Using the entries shown below, output the line containing "Clone this chart in Plotly.", the line containing "y_bottom = 22", and every line between them, exactly. Pictures are omitted.

---- Material shown

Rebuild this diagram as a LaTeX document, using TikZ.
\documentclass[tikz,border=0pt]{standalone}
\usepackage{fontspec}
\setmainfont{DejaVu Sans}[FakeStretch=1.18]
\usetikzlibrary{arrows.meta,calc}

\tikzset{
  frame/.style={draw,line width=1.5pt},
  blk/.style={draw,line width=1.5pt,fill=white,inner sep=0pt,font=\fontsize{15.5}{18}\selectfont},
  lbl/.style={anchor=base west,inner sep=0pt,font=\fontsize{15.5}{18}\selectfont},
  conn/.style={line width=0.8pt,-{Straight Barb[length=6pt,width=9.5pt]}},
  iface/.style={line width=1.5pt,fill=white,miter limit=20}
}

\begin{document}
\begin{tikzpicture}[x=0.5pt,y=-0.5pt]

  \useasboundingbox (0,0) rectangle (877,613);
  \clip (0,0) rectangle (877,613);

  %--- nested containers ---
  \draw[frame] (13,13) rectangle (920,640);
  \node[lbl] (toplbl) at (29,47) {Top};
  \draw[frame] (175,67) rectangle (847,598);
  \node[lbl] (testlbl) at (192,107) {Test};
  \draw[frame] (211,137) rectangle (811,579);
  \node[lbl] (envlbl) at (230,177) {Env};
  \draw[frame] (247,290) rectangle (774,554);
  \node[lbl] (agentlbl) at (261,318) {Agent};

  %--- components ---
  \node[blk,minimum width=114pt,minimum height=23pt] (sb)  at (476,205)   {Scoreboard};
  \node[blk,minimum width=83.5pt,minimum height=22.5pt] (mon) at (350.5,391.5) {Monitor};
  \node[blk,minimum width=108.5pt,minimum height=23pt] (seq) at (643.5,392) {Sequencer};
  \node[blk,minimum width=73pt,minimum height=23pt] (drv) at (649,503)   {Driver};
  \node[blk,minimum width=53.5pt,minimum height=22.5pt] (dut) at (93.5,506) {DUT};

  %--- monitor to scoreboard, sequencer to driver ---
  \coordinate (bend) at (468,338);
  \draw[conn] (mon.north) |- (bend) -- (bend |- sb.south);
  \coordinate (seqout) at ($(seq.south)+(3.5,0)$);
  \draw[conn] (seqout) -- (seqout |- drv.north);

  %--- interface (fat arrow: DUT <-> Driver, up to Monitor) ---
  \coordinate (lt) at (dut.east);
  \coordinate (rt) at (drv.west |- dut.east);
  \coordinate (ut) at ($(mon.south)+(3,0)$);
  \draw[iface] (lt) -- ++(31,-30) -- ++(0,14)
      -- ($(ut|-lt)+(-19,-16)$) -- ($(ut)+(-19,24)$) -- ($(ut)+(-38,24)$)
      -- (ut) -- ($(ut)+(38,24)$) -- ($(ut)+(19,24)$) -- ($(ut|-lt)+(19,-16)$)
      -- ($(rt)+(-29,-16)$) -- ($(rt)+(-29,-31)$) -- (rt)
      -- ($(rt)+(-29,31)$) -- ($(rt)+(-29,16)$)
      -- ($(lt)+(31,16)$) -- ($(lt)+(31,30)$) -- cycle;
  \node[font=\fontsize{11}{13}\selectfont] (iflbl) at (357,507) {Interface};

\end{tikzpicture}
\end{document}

--------
---- Material shown

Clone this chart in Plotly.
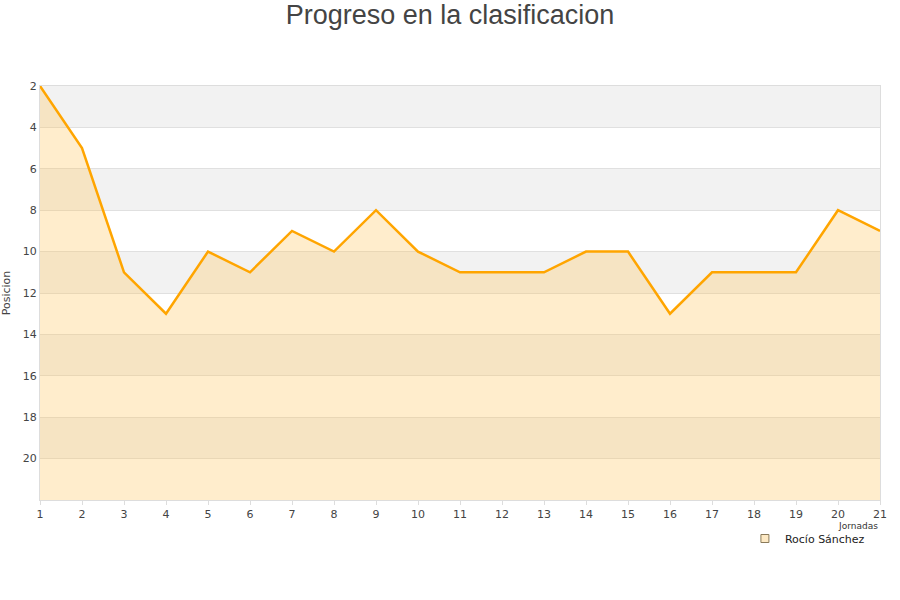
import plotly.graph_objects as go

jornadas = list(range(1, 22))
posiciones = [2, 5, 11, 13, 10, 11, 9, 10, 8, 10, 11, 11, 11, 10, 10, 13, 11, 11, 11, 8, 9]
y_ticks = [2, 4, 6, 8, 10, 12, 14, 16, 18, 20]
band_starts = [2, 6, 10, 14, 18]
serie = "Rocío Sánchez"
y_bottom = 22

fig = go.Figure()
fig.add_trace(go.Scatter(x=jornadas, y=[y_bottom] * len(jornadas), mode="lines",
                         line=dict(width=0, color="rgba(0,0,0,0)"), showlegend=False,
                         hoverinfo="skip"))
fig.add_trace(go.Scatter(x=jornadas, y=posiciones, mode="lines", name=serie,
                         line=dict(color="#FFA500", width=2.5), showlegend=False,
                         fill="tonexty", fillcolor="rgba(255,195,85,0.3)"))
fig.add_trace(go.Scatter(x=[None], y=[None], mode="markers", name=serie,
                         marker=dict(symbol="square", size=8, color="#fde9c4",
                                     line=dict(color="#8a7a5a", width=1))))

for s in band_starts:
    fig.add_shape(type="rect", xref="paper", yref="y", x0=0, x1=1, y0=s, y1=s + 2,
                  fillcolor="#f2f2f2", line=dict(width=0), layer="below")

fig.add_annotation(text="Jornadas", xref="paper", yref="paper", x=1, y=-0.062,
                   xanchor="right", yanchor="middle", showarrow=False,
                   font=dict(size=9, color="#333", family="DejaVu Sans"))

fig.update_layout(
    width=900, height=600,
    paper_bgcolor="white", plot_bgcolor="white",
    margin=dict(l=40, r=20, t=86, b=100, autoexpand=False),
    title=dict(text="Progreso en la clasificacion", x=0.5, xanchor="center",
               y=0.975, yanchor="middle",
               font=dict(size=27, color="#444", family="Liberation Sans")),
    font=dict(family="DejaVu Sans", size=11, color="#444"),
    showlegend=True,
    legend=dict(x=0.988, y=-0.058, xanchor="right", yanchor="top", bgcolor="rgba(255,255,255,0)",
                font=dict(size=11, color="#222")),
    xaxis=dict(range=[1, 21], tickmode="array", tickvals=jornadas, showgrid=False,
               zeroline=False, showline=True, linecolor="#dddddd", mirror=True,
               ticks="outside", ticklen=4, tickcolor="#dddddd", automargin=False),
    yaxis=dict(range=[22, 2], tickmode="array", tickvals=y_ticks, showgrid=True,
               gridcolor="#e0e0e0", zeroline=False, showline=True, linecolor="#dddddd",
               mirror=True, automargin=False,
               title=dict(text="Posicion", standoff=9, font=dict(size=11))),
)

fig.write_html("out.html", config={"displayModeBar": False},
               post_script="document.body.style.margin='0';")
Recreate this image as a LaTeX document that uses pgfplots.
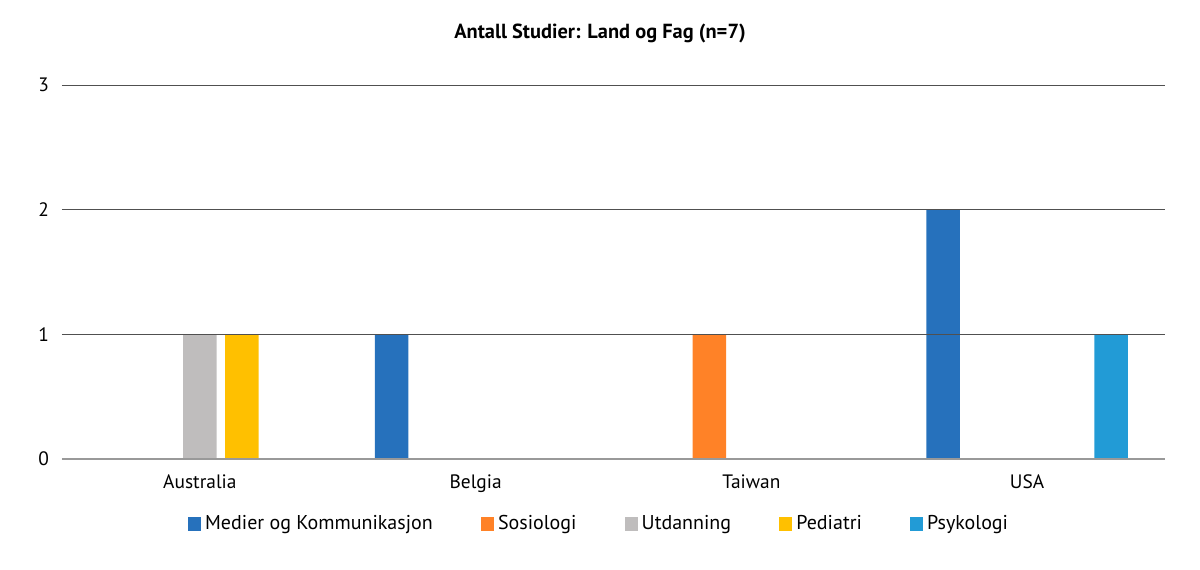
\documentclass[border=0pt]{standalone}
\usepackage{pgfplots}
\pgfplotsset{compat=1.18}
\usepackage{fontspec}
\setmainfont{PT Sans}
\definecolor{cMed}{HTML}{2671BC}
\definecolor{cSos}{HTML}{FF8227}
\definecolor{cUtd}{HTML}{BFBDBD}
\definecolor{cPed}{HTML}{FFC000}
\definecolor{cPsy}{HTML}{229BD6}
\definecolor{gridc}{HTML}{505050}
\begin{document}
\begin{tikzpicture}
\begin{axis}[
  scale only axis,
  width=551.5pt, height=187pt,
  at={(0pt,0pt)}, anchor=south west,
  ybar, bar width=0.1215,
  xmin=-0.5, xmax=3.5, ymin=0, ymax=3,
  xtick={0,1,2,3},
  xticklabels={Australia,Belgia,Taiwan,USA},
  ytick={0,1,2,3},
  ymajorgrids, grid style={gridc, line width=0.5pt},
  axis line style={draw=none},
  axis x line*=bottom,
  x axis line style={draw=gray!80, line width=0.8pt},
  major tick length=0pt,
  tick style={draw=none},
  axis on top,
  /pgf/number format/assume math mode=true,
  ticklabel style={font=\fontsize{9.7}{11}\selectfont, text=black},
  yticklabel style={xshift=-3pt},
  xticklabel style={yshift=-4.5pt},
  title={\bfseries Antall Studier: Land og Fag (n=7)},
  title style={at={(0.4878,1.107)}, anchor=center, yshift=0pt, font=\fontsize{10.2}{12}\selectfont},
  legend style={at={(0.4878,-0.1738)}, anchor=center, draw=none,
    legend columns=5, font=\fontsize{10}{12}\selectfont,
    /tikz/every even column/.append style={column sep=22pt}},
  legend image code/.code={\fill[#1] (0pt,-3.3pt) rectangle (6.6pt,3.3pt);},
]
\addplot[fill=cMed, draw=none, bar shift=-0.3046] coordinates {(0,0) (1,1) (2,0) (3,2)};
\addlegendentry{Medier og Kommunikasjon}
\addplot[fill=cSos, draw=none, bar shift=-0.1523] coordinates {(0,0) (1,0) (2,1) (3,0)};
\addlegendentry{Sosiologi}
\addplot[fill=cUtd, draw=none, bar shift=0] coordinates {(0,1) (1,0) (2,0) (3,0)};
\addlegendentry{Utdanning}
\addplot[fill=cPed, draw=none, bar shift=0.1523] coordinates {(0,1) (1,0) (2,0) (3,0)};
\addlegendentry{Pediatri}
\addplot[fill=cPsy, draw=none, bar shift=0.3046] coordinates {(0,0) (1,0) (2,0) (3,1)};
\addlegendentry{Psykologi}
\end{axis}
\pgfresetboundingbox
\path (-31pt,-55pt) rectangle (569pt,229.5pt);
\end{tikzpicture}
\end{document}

--------

Solution for this task:
Clone this chart in Plotly.
import plotly.graph_objects as go

jornadas = list(range(1, 22))
posiciones = [2, 5, 11, 13, 10, 11, 9, 10, 8, 10, 11, 11, 11, 10, 10, 13, 11, 11, 11, 8, 9]
y_ticks = [2, 4, 6, 8, 10, 12, 14, 16, 18, 20]
band_starts = [2, 6, 10, 14, 18]
serie = "Rocío Sánchez"
y_bottom = 22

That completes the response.